=== Goal of the exercise ===
Leaving the pictures aside, transcribe every line below exactly.

=== Material ===

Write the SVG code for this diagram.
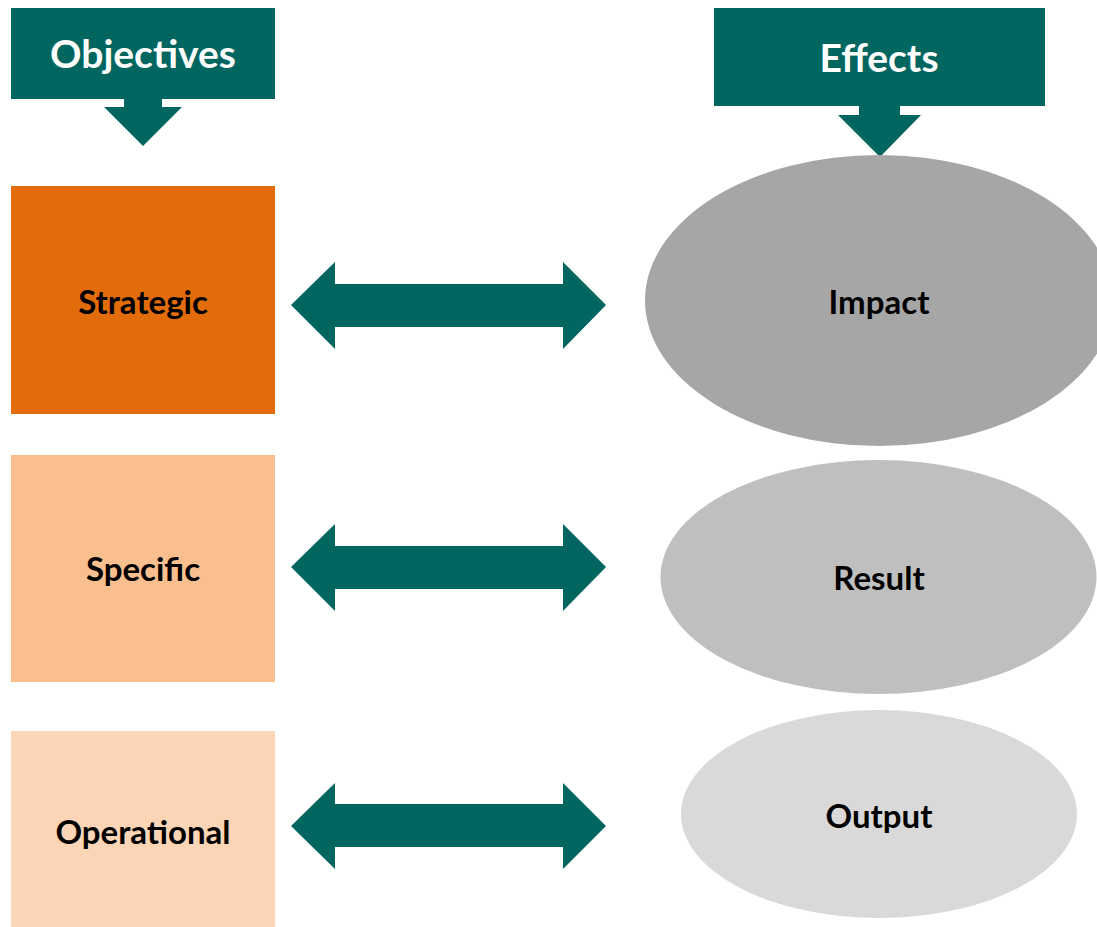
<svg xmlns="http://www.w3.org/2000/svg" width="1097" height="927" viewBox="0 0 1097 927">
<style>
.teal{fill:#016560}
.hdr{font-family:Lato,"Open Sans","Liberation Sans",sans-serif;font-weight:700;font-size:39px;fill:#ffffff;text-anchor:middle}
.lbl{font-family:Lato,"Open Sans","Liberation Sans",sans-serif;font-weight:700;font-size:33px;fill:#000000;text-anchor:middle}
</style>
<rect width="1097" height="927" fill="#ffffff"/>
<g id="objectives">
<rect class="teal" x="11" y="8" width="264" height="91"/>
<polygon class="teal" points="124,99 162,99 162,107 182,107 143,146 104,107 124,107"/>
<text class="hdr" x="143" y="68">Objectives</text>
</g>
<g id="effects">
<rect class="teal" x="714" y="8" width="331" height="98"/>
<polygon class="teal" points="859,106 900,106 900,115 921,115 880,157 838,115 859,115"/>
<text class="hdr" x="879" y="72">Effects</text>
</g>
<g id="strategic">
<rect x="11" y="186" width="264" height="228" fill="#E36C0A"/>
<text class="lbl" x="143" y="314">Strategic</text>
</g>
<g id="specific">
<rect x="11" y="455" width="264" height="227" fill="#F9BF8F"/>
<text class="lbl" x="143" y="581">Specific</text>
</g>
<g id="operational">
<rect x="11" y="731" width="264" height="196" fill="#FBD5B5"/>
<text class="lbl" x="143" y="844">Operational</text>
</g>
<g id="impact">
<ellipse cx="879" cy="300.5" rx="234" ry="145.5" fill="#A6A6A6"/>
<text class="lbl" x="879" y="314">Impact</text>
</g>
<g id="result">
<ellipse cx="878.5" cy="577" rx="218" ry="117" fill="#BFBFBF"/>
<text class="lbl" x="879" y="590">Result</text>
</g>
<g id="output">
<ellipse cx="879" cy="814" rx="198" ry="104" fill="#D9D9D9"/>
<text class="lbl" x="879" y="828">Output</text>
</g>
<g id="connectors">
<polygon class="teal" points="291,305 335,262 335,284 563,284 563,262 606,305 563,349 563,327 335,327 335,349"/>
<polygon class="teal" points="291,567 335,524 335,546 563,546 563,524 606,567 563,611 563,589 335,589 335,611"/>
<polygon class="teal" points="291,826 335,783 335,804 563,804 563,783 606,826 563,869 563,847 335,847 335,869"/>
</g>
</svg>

=== Exercise output ===
Write the SVG code for this diagram.
<svg xmlns="http://www.w3.org/2000/svg" width="1097" height="927" viewBox="0 0 1097 927">
<style>
.teal{fill:#016560}
.hdr{font-family:Lato,"Open Sans","Liberation Sans",sans-serif;font-weight:700;font-size:39px;fill:#ffffff;text-anchor:middle}
.lbl{font-family:Lato,"Open Sans","Liberation Sans",sans-serif;font-weight:700;font-size:33px;fill:#000000;text-anchor:middle}
</style>
<rect width="1097" height="927" fill="#ffffff"/>
<g id="objectives">
<rect class="teal" x="11" y="8" width="264" height="91"/>
<polygon class="teal" points="124,99 162,99 162,107 182,107 143,146 104,107 124,107"/>
<text class="hdr" x="143" y="68">Objectives</text>
</g>
<g id="effects">
<rect class="teal" x="714" y="8" width="331" height="98"/>
<polygon class="teal" points="859,106 900,106 900,115 921,115 880,157 838,115 859,115"/>
<text class="hdr" x="879" y="72">Effects</text>
</g>
<g id="strategic">
<rect x="11" y="186" width="264" height="228" fill="#E36C0A"/>
<text class="lbl" x="143" y="314">Strategic</text>
</g>
<g id="specific">
<rect x="11" y="455" width="264" height="227" fill="#F9BF8F"/>
<text class="lbl" x="143" y="581">Specific</text>
</g>
<g id="operational">
<rect x="11" y="731" width="264" height="196" fill="#FBD5B5"/>
<text class="lbl" x="143" y="844">Operational</text>
</g>
<g id="impact">
<ellipse cx="879" cy="300.5" rx="234" ry="145.5" fill="#A6A6A6"/>
<text class="lbl" x="879" y="314">Impact</text>
</g>
<g id="result">
<ellipse cx="878.5" cy="577" rx="218" ry="117" fill="#BFBFBF"/>
<text class="lbl" x="879" y="590">Result</text>
</g>
<g id="output">
<ellipse cx="879" cy="814" rx="198" ry="104" fill="#D9D9D9"/>
<text class="lbl" x="879" y="828">Output</text>
</g>
<g id="connectors">
<polygon class="teal" points="291,305 335,262 335,284 563,284 563,262 606,305 563,349 563,327 335,327 335,349"/>
<polygon class="teal" points="291,567 335,524 335,546 563,546 563,524 606,567 563,611 563,589 335,589 335,611"/>
<polygon class="teal" points="291,826 335,783 335,804 563,804 563,783 606,826 563,869 563,847 335,847 335,869"/>
</g>
</svg>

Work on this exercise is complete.